- From: Alex Rousskov <rousskov@measurement-factory.com>
- Date: Wed, 19 Jun 2002 10:03:20 -0600 (MDT)
- To: Julian Reschke <julian.reschke@gmx.de>
- cc: ietf-http-wg@w3.org
On Wed, 19 Jun 2002, Julian Reschke wrote: > Of course you are right -- if and only if "user-agent" is added to > the Vary header. I'd like to avoid that, because that adds yet > another dimension. Oh, I see. In this context, you cannot negotiate depending on user agent without adding User-Agent to the Vary header and you have to negotiate based on user agent if you want to work around user agent bugs. > And even if I do that, the second scenario still can happen, > right? The second scenario should not happen if you mark Vary-less responses as uncachable. You have to mark them as uncachable for the Apache-suggested work-around to make sense in your case (IMO). > What are these other, more robust mechanisms? There are probably several such mechanisms. The simplest is to mark all negotiated content as uncachable and return no Vary headers, but there may be more elegant solutions.

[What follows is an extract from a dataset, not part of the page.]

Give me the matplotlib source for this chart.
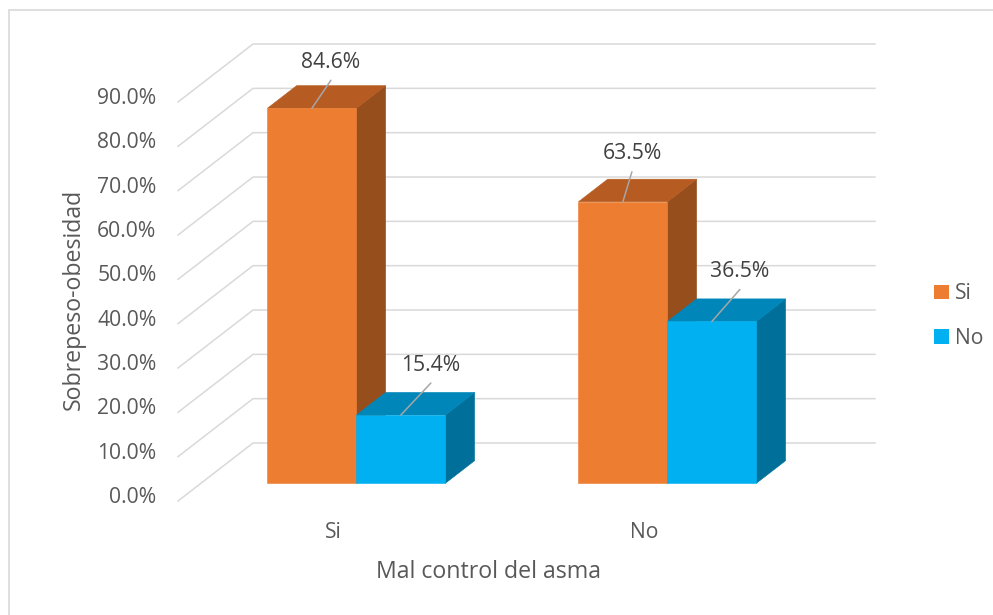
import matplotlib.pyplot as plt
from matplotlib.patches import Polygon, Rectangle, Patch

# data
categories = ["Si", "No"]
series = ["Si", "No"]
values_si = [84.6, 63.5]   # orange series
values_no = [15.4, 36.5]   # blue series
y_ticks = [0, 10, 20, 30, 40, 50, 60, 70, 80, 90]

# styling
front_col = ["#ED7D31", "#00B0F0"]
top_col = ["#B65C22", "#0086B8"]
side_col = ["#974E1D", "#006F99"]
grid_col = "#D9D9D9"
text_col = "#595959"
font = "Open Sans"
fs = 15.2

# pseudo 3d geometry (in data units)
DX = 0.2412     # x shift of full depth
DY = 13.08      # y shift of full depth (percent units)
F = 0.305       # bar front depth fraction
B = 0.695       # bar back depth fraction
W = 0.286       # bar width

# label offsets (pixels) for the leader lines, one per bar
label_offsets = [[(19, -28), (30, -32)], [(9, -30), (28, -32)]]

fig = plt.figure(figsize=(9.93, 6.15), dpi=100)
ax = fig.add_axes([178 / 993, 1 - 501 / 615, 622 / 993, 399 / 615])
ax.set_xlim(0, 2)
ax.set_ylim(0, 90)
ax.axis("off")


def P(x, y, d):
    return (x + d * DX, y + d * DY)


# back wall + side wall gridlines
for t in y_ticks:
    xs, ys = zip(P(0, t, 0), P(0, t, 1), P(2, t, 1))
    ax.plot(xs, ys, color=grid_col, lw=1.1, clip_on=False, zorder=1)
    ax.annotate(f"{t:.1f}%", xy=(0, t), xytext=(-15.5, 2.5), textcoords="offset points",
                ha="right", va="center", fontsize=fs, color=text_col, family=font)

# bars
z = 2
for i, c in enumerate(categories):
    center = i + 0.5
    for s, vals in enumerate([values_si, values_no]):
        v = vals[i]
        x0 = center - W + s * W
        x1 = x0 + W
        front = [P(x0, 0, F), P(x1, 0, F), P(x1, v, F), P(x0, v, F)]
        top = [P(x0, v, F), P(x1, v, F), P(x1, v, B), P(x0, v, B)]
        side = [P(x1, 0, F), P(x1, 0, B), P(x1, v, B), P(x1, v, F)]
        for poly, col in [(side, side_col[s]), (top, top_col[s]), (front, front_col[s])]:
            ax.add_patch(Polygon(poly, closed=True, facecolor=col, edgecolor=col,
                                 lw=0.4, clip_on=False, zorder=z))
        z += 1

        # data label with leader line
        anchor = P((x0 + x1) / 2, v, F)
        dx, dy = label_offsets[i][s]
        ax.annotate("", xy=anchor, xytext=(dx * 0.72, -dy * 0.72), textcoords="offset points",
                    arrowprops=dict(arrowstyle="-", color="#A6A6A6", lw=1.1,
                                    shrinkA=0, shrinkB=0), zorder=20)
        ax.annotate(f"{v:.1f}%", xy=anchor, xytext=(dx * 0.72, (-dy + 18) * 0.72),
                    textcoords="offset points", ha="center", va="center",
                    fontsize=fs, color="#404040", family=font, zorder=21)

    # category label
    ax.annotate(c, xy=(center, 0), xytext=(0, -22.5), textcoords="offset points",
                ha="center", va="center", fontsize=fs, color=text_col, family=font)

# axis titles
fig.text(489 / 993, 1 - 572 / 615, "Mal control del asma", ha="center", va="center",
         fontsize=16.7, color=text_col, family=font)
fig.text(74 / 993, 1 - 299 / 615, "Sobrepeso-obesidad", ha="center", va="center",
         rotation=90, fontsize=16.7, color=text_col, family=font)

# legend
handles = [Patch(facecolor=front_col[0]), Patch(facecolor=front_col[1])]
fig.legend(handles, series, loc="center left", bbox_to_anchor=(915 / 993, 1 - 316 / 615),
           frameon=False, handlelength=0.7, handleheight=0.7, handletextpad=0.3,
           labelspacing=1.1, prop={"family": font, "size": fs}, labelcolor=text_col)

# chart border
fig.add_artist(Rectangle((8.5 / 993, -0.1), 1.2, 1 - 9.5 / 615 + 0.1,
                         transform=fig.transFigure, fill=False, edgecolor=grid_col, lw=1.2))

plt.savefig("out.png", dpi=100)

For example, would it be possible to change the URL (using an HTTP redirect response) based on the request headers or based on whatever you are using to negotiate? You could redirect all IE clients to their own URL "space" that does not use Vary while using default URLs for other clients. Changing URLs solves all solvable problems caused by broken caches. The redirection and its side-effects must be handled transparently to the user and content author, of course. Alex.